**Your task**.
No images are to be carried over; print all other material exactly as it stands.

**Dataset excerpt**.
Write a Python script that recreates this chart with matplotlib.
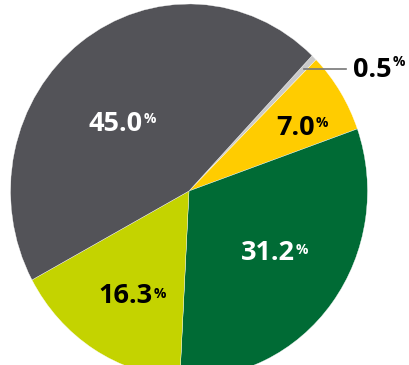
import matplotlib
matplotlib.use("Agg")
import matplotlib.pyplot as plt

# Data
values = [0.5, 7.0, 31.2, 16.3, 45.0]
labels = ["0.5", "7.0", "31.2", "16.3", "45.0"]
colors = ["#C9C9C9", "#FFCC00", "#006B35", "#C4D300", "#535358"]
text_colors = ["black", "black", "white", "black", "white"]

W, H = 409, 365
fig = plt.figure(figsize=(W / 100, H / 100), dpi=100)
ax = fig.add_axes([0, 0, 1, 1])

cx, cy, RX, RY = 189.0, 191.0, 178.5, 187.0

def px(x, y):
    return ((x - cx) / RX, (cy - y) / RY)

ax.pie(values, colors=colors, startangle=46.4, counterclock=False,
       radius=1.0, center=(0, 0),
       wedgeprops=dict(edgecolor="white", linewidth=0.25))

x0, y0 = px(0, H)
x1, y1 = px(W, 0)
ax.set_aspect("auto")
ax.set_xlim(x0, x1)
ax.set_ylim(y0, y1)
ax.axis("off")

# label positions (pixel coordinates: number right edge, baseline, percent top)
label_pos = [(392, 77, 55), (315, 135, 116), (295, 260, 243), (153, 303, 287), (143, 131, 112)]
fam = ["Open Sans", "DejaVu Sans"]
for lab, (xr, yb, yt), tc in zip(labels, label_pos, text_colors):
    ax.text(*px(xr, yb), lab, ha="right", va="baseline", fontsize=19.5,
            fontweight="bold", color=tc, family=fam)
    ax.text(*px(xr + 0.5, yt), "%", ha="left", va="top", fontsize=10,
            fontweight="bold", color=tc, family=fam)

# leader line for small slice
ax.plot(*zip(px(304, 69), px(346, 69)), color="#777777", linewidth=1.2)

fig.savefig("out.png", dpi=100)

**Full output**.
Write a Python script that recreates this chart with matplotlib.
import matplotlib
matplotlib.use("Agg")
import matplotlib.pyplot as plt

# Data
values = [0.5, 7.0, 31.2, 16.3, 45.0]
labels = ["0.5", "7.0", "31.2", "16.3", "45.0"]
colors = ["#C9C9C9", "#FFCC00", "#006B35", "#C4D300", "#535358"]
text_colors = ["black", "black", "white", "black", "white"]

W, H = 409, 365
fig = plt.figure(figsize=(W / 100, H / 100), dpi=100)
ax = fig.add_axes([0, 0, 1, 1])

cx, cy, RX, RY = 189.0, 191.0, 178.5, 187.0

def px(x, y):
    return ((x - cx) / RX, (cy - y) / RY)

ax.pie(values, colors=colors, startangle=46.4, counterclock=False,
       radius=1.0, center=(0, 0),
       wedgeprops=dict(edgecolor="white", linewidth=0.25))

x0, y0 = px(0, H)
x1, y1 = px(W, 0)
ax.set_aspect("auto")
ax.set_xlim(x0, x1)
ax.set_ylim(y0, y1)
ax.axis("off")

# label positions (pixel coordinates: number right edge, baseline, percent top)
label_pos = [(392, 77, 55), (315, 135, 116), (295, 260, 243), (153, 303, 287), (143, 131, 112)]
fam = ["Open Sans", "DejaVu Sans"]
for lab, (xr, yb, yt), tc in zip(labels, label_pos, text_colors):
    ax.text(*px(xr, yb), lab, ha="right", va="baseline", fontsize=19.5,
            fontweight="bold", color=tc, family=fam)
    ax.text(*px(xr + 0.5, yt), "%", ha="left", va="top", fontsize=10,
            fontweight="bold", color=tc, family=fam)

# leader line for small slice
ax.plot(*zip(px(304, 69), px(346, 69)), color="#777777", linewidth=1.2)

fig.savefig("out.png", dpi=100)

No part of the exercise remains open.